なんでも内科診療日誌

とりあえず何でも診ている内科の診療記録

置換弁の細菌性心内膜炎?

2019年09月13日 | Weblog

 昨日、内科新患担当の先生(大学病院からバイト)から、68歳男性のことで相談された。1週間前から熱感(体温測定はしていない)・食欲不振があって受診していた。

 炎症反応は白血球7100(普段は5000台)・CRP23.4。慢性腎不全で腎臓内科外来(大学病院の先生)に通院していて、透析を考慮する時期になっている。血清クレアチニンは5mg/dl台だが、脱水症傾向で6.69mg/dlになっていた。後で追加した凝固検査でDダイマー3.0・フィブリノーゲン1172(こちらは炎症を反映)だった。
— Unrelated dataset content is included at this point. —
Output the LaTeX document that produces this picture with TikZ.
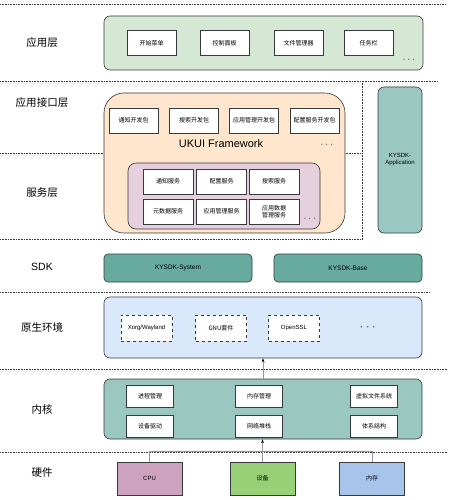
\documentclass[tikz,border=0pt]{standalone}
\usepackage{fontspec}
\setmainfont{Liberation Sans}
\newfontfamily\cjk{Noto Sans CJK SC}
\usetikzlibrary{arrows.meta}

\definecolor{edgec}{HTML}{36393D}
\definecolor{appc}{HTML}{D5E8D4}
\definecolor{ukuic}{HTML}{FFE6CC}
\definecolor{svcc}{HTML}{E6D0DE}
\definecolor{tealc}{HTML}{9AC7BF}
\definecolor{sdkc}{HTML}{67AB9F}
\definecolor{nativec}{HTML}{DAE8FC}
\definecolor{cpuc}{HTML}{CDA2BE}
\definecolor{devc}{HTML}{97D077}
\definecolor{memc}{HTML}{A9C4EB}

\tikzset{
  layer/.style={draw=edgec, line width=0.6pt, rounded corners=6pt, inner sep=0pt},
  item/.style={draw=edgec, fill=white, line width=0.6pt, inner sep=0pt,
    minimum width=49pt, minimum height=25pt, align=center,
    font=\cjk\fontsize{6}{7}\selectfont},
  hw/.style={item, minimum width=65pt, minimum height=33pt},
  sdk/.style={layer, fill=sdkc, rounded corners=4pt, minimum width=148pt,
    minimum height=28pt, font=\fontsize{6.5}{7.5}\selectfont},
  title/.style={font=\cjk\fontsize{10.5}{12}\selectfont},
  more/.style={text=black!55, font=\bfseries\fontsize{8}{9}\selectfont},
  sep/.style={densely dotted, edgec, line width=0.6pt},
  link/.style={draw=gray!80, line width=0.8pt},
}

\begin{document}
\begin{tikzpicture}[x=1pt, y=-1pt]
  \useasboundingbox (0,0) rectangle (453,500);

  % layer separators
  \draw[sep] (0,4) -- (445,4);
  \draw[sep] (0,81) -- (437,81);
  \draw[sep] (0,153) -- (362,153);
  \draw[sep] (0,239) -- (362,239);
  \draw[sep] (362,81) -- (362,239);
  \draw[sep] (0,292) -- (430,292);
  \draw[sep] (0,369) -- (447,369);
  \draw[sep] (0,452) -- (447,452);

  % layer titles
  \node[title] (tapp) at (42,43) {应用层};
  \node[title] (tapi) at (42,103) {应用接口层};
  \node[title] (tsvc) at (42,193) {服务层};
  \node[font=\fontsize{10.5}{12}\selectfont] (tsdk) at (42,267) {SDK};
  \node[title] (tnat) at (42,327) {原生环境};
  \node[title] (tker) at (42,409) {内核};
  \node[title] (thw) at (42,473) {硬件};

  % application layer
  \node[layer, fill=appc, minimum width=319pt, minimum height=54pt] (app) at (263.5,43) {};
  \node[item] (menu) at (151.5,43) {开始菜单};
  \node[item] (panel) at (224.5,43) {控制面板};
  \node[item] (files) at (298.5,43) {文件管理器};
  \node[item] (task) at (368.5,43) {任务栏};
  \node[more] (appmore) at (409,61) {· · ·};

  % UKUI framework
  \node[layer, fill=ukuic, rounded corners=20pt, minimum width=241pt, minimum height=140pt] (ukui) at (224.5,163) {};
  \node[item] (notifydev) at (133.5,120.5) {通知开发包};
  \node[item] (searchdev) at (194,120.5) {搜索开发包};
  \node[item] (appmgrdev) at (254,120.5) {应用管理开发包};
  \node[item] (confdev) at (314.5,120.5) {配置服务开发包};
  \node[font=\fontsize{11}{13}\selectfont] (ukuititle) at (221,144) {UKUI Framework};
  \node[more] (ukuimore) at (327,146) {· · ·};

  % services
  \node[layer, fill=svcc, rounded corners=8pt, minimum width=192pt, minimum height=66pt] (svc) at (224,196) {};
  \node[item, minimum width=50pt] (notifysvc) at (168,181.5) {通知服务};
  \node[item, minimum width=50pt] (confsvc) at (221.5,181.5) {配置服务};
  \node[item, minimum width=50pt] (searchsvc) at (274,181.5) {搜索服务};
  \node[item, minimum width=50pt] (metasvc) at (168,211.5) {元数据服务};
  \node[item, minimum width=50pt] (appmgrsvc) at (221.5,211.5) {应用管理服务};
  \node[item, minimum width=50pt] (datasvc) at (274,211.5) {应用数据\\管理服务};
  \node[more] (svcmore) at (310,220) {· · ·};

  % KYSDK
  \node[layer, fill=tealc, minimum width=44pt, minimum height=146pt, align=center,
    font=\fontsize{6}{7}\selectfont] (kyapp) at (400,160) {KYSDK-\\Application};
  \node[sdk] (kysys) at (178,268) {KYSDK-System};
  \node[sdk] (kybase) at (348,268) {KYSDK-Base};

  % native environment
  \node[layer, fill=nativec, minimum width=318pt, minimum height=61pt] (native) at (263,327.5) {};
  \node[item, dashed, minimum width=51pt, minimum height=26pt, font=\fontsize{6}{7}\selectfont] (xorg) at (146.5,328) {Xorg/Wayland};
  \node[item, dashed, minimum width=51pt, minimum height=26pt] (gnu) at (221,328) {GNU套件};
  \node[item, dashed, minimum width=51pt, minimum height=26pt, font=\fontsize{6}{7}\selectfont] (ssl) at (294,328) {OpenSSL};
  \node[more, font=\bfseries\fontsize{10}{11}\selectfont] (natmore) at (368,328) {· · ·};

  % kernel
  \node[layer, fill=tealc, minimum width=318pt, minimum height=60pt] (kernel) at (263,409) {};
  \node[item, minimum width=47pt, minimum height=22pt] (proc) at (150,396.5) {进程管理};
  \node[item, minimum width=47pt, minimum height=22pt] (memmgr) at (259,396.5) {内存管理};
  \node[item, minimum width=47pt, minimum height=22pt] (vfs) at (374,396.5) {虚拟文件系统};
  \node[item, minimum width=47pt, minimum height=22pt] (drv) at (150,426) {设备驱动};
  \node[item, minimum width=47pt, minimum height=22pt] (net) at (259,426) {网络堆栈};
  \node[item, minimum width=47pt, minimum height=22pt] (arch) at (374,426) {体系结构};

  % hardware
  \node[hw, fill=cpuc, font=\fontsize{6}{7}\selectfont] (cpu) at (149.5,478.5) {CPU};
  \node[hw, fill=devc] (dev) at (262.5,478.5) {设备};
  \node[hw, fill=memc] (mem) at (372,478.5) {内存};

  % connectors
  \coordinate (hwjoin) at (262.5,451);
  \draw[link] (cpu.north) |- (hwjoin);
  \draw[link] (mem.north) |- (hwjoin);
  \draw[link, -{Stealth[length=4pt, width=3pt, black]}] (dev.north) -- (dev.north |- kernel.south);
  \draw[link, -{Stealth[length=4pt, width=3pt, black]}] (kernel.north) -- (native.south);
\end{tikzpicture}
\end{document}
 昨年10月に心臓血管センターのある専門病院で大動脈弁置換術を受けていた(生体弁)。歯科受診はしないように言われていたそうだが、齲歯は自称いっぱいあるという(歯肉腫脹はない)。

 5日前から左肩痛で肩が上がらないという。肩関節は若干の熱感くらいで、腫脹・発赤はなかった。むしろ昨日の朝から右手関節痛があり、こちらは発赤・腫脹・熱感がある。手背まで発赤していたので確認したが、蜂窩織炎ではなく、関節炎だった。この影響も考慮された。
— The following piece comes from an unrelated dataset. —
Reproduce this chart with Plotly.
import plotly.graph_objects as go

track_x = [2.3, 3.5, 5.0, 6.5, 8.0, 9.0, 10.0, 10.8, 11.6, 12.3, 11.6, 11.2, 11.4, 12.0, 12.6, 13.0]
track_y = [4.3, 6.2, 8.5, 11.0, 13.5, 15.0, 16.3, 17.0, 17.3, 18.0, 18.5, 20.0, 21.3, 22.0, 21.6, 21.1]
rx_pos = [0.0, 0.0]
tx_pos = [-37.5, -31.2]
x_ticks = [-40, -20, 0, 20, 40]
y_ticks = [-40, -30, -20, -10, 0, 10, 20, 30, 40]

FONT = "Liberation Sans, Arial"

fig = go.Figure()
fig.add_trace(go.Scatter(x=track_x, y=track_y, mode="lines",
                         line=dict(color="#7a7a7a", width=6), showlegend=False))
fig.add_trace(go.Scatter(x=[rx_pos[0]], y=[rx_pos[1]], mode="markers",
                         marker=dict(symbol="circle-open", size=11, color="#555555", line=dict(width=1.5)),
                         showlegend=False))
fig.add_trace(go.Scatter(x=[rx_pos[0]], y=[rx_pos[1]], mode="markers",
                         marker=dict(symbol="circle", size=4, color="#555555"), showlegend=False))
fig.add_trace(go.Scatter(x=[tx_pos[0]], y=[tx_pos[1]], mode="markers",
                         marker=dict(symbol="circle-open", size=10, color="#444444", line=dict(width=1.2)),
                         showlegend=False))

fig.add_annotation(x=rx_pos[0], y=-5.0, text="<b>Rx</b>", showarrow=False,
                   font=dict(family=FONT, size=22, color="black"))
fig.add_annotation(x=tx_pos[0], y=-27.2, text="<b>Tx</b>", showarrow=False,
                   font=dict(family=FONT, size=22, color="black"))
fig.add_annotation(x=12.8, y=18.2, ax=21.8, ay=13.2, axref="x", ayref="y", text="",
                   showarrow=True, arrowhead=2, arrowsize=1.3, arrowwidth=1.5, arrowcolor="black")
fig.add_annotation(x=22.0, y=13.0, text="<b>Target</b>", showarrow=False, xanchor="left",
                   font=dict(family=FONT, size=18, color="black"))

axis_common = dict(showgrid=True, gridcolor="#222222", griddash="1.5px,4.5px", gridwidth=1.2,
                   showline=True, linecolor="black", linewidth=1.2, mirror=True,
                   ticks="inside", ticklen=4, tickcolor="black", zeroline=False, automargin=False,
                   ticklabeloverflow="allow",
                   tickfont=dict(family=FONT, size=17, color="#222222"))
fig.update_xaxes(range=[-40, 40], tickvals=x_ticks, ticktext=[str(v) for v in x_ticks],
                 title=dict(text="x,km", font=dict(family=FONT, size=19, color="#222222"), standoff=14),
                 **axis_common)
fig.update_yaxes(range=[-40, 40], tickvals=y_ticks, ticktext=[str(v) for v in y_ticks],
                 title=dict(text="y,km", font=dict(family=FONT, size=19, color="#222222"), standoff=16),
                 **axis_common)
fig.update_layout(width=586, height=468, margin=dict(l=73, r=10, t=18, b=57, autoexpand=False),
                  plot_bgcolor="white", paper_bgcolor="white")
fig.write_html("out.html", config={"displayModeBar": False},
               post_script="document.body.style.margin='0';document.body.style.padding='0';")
 胸部X線に加えて胸腹部CTも行ったが、肺炎はなく、腹部にも腎嚢胞以外に異常はない。関節X線も追加したが、関節内石灰化はなく、関節は案外きれいだった。

 血液培養2セットと尿培養を提出した。入院でと言ったが、車は代車で来ていて、家に誰もいないので帰宅して翌日入院するという。セフトリアキソン1gとソルデム1の500mlを外来で点滴した。

 今朝になって、細菌検査室から連絡が来て、血液培養2セットからグラム陽性球菌が検出されたという。菌名と感受性は早くて明後日には判明するそうだ。
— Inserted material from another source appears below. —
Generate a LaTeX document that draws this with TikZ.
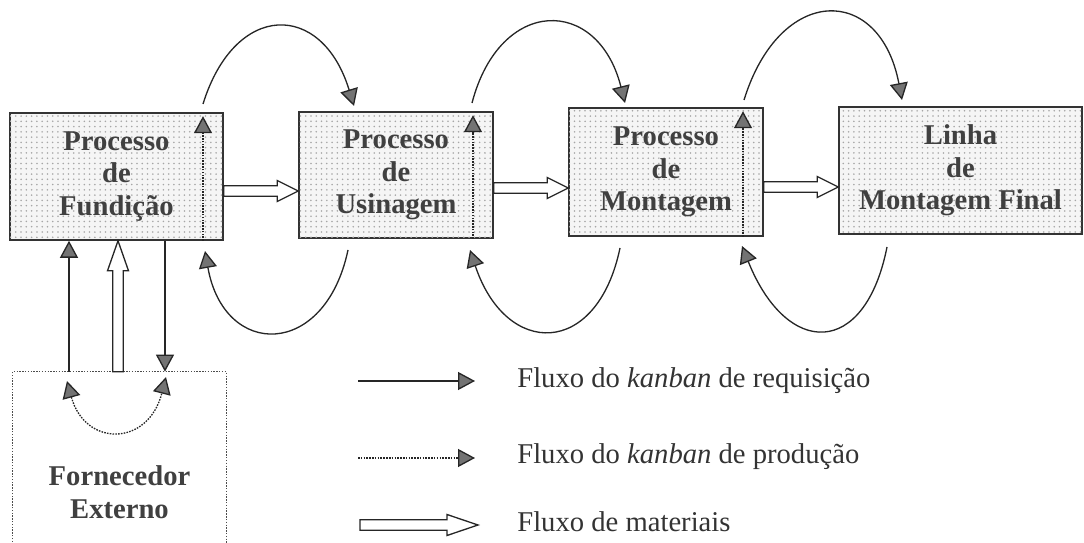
\documentclass[tikz,border=0pt]{standalone}
\usepackage{fontspec}
\setmainfont{Liberation Serif}
\usetikzlibrary{arrows.meta,calc,patterns}

\begin{document}
\begin{tikzpicture}[x=0.02cm,y=-0.02cm,
  kt/.tip={Triangle[length=0.34cm,width=0.36cm,fill=black!55]},
  box/.style={draw=black!80, line width=0.9pt, fill=black!4,
    postaction={pattern=dots, pattern color=black!35},
    rectangle, inner sep=0pt, align=center, text=black!75,
    font=\bfseries\fontsize{16.3}{18.5}\selectfont},
  supplier/.style={inner sep=0pt, align=center, text=black!75,
    font=\bfseries\fontsize{16.3}{18.5}\selectfont},
  frame/.style={draw=black!70, line width=0.8pt, dash pattern=on 0.8pt off 0.8pt},
  req/.style={draw=black!85, line width=0.75pt, -kt},
  prod/.style={req, dash pattern=on 0.9pt off 0.7pt},
  matflow/.style={draw=black!85, fill=white, line width=0.75pt, line join=miter,
    to path={
      let \p1=(\tikztostart), \p2=(\tikztotarget), \p3=($(\p2)!#1!(\p1)$) in
      ($(\p1)!0.105cm!90:(\p2)$) -- ($(\p3)!0.105cm!90:(\p2)$)
      -- ($(\p3)!0.21cm!90:(\p2)$) -- (\p2)
      -- ($(\p3)!0.21cm!-90:(\p2)$) -- ($(\p3)!0.105cm!-90:(\p2)$)
      -- ($(\p1)!0.105cm!-90:(\p2)$) -- cycle}},
  matflow/.default=0.42cm,
  legend/.style={anchor=base west, inner sep=0pt, text=black!80,
    font=\fontsize{16.3}{18.5}\selectfont}
]
\useasboundingbox (0,0) rectangle (1084,543);

% process boxes
\node[box, minimum width=4.26cm, minimum height=2.54cm] (b1) at (116.5,176.5) {Processo\\de\\Fundição};
\node[box, minimum width=3.88cm, minimum height=2.52cm] (b2) at (396,175) {Processo\\de\\Usinagem};
\node[box, minimum width=3.88cm, minimum height=2.56cm] (b3) at (666,172) {Processo\\de\\Montagem};
\node[box, minimum width=4.86cm, minimum height=2.54cm] (b4) at (960.5,170.5) {Linha\\de\\Montagem Final};

% external supplier, frame open at the bottom
\node[supplier, minimum width=4.26cm, minimum height=4.8cm] (forn) at (119.5,492) {Fornecedor\\Externo};
\draw[frame] (forn.south west) -- (forn.north west) -- (forn.north east) -- (forn.south east);

% production kanban inside each process
\draw[prod, shorten >=0.08cm] (203,0 |- b1.south) -- (203,0 |- b1.north);
\draw[prod, shorten >=0.08cm] (473,0 |- b2.south) -- (473,0 |- b2.north);
\draw[prod, shorten >=0.08cm] (743,0 |- b3.south) -- (743,0 |- b3.north);

% material flow between processes
\draw[matflow] (b1.east |- 0,191) to (b2.west |- 0,191);
\draw[matflow] (b2.east |- 0,188) to (b3.west |- 0,188);
\draw[matflow] (b3.east |- 0,187) to (b4.west |- 0,187);

% requisition kanban loops, above
\coordinate (t1s) at (203,104); \coordinate (t1e) at (354,106);
\coordinate (t2s) at (472,103); \coordinate (t2e) at (625,103);
\coordinate (t3s) at (744,100); \coordinate (t3e) at (902,100);
\draw[req] (t1s) .. controls (235,1) and (322,1) .. (t1e);
\draw[req] (t2s) .. controls (500,-4) and (598,-4) .. (t2e);
\draw[req] (t3s) .. controls (780,-16) and (880,-16) .. (t3e);

% requisition kanban loops, below
\coordinate (u1s) at (348,250); \coordinate (u1e) at (205,251);
\coordinate (u2s) at (620,248); \coordinate (u2e) at (470,250);
\coordinate (u3s) at (887,247); \coordinate (u3e) at (742,246);
\draw[req] (u1s) .. controls (325,359) and (224,359) .. (u1e);
\draw[req] (u2s) .. controls (597,358) and (506,358) .. (u2e);
\draw[req] (u3s) .. controls (865,358) and (787,358) .. (u3e);

% links with the supplier
\draw[req] (69,0 |- forn.north) -- (69,0 |- b1.south);
\draw[matflow=0.6cm] (118,0 |- forn.north) to (118,0 |- b1.south);
\draw[req] (165,0 |- b1.south) -- (165,0 |- forn.north);
\coordinate (fa) at (67,381); \coordinate (fb) at (166,377);
\draw[prod, kt-kt] (fa) .. controls (85,447) and (148,447) .. (fb);

% legend
\coordinate (r1) at (358,381); \coordinate (r2) at (475,381);
\coordinate (p1) at (358,458); \coordinate (p2) at (475,458);
\coordinate (m1) at (360,525); \coordinate (m2) at (478,525);
\draw[req] (r1) -- (r2);
\draw[prod] (p1) -- (p2);
\draw[matflow=0.62cm] (m1) to (m2);
\node[legend] (lr) at (517,387) {Fluxo do \textit{kanban} de requisição};
\node[legend] (lp) at (517,463) {Fluxo do \textit{kanban} de produção};
\node[legend] (lm) at (517,531) {Fluxo de materiais};
\end{tikzpicture}
\end{document}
 昨日の心エコーを循環器科Drに診てもらうと、大動脈弁に疣贅があるかもしれないという。確診には経食道エコーが必要になる。置換した大動脈弁の細菌性心内膜炎疑いとして、手術をした病院に連絡した。救急外来で診てくれるというので、さっそく家族に車で向かってもらった。

 今日改めて手足・結膜を見たが、残念ながら敗血症性血栓は指摘できなかった。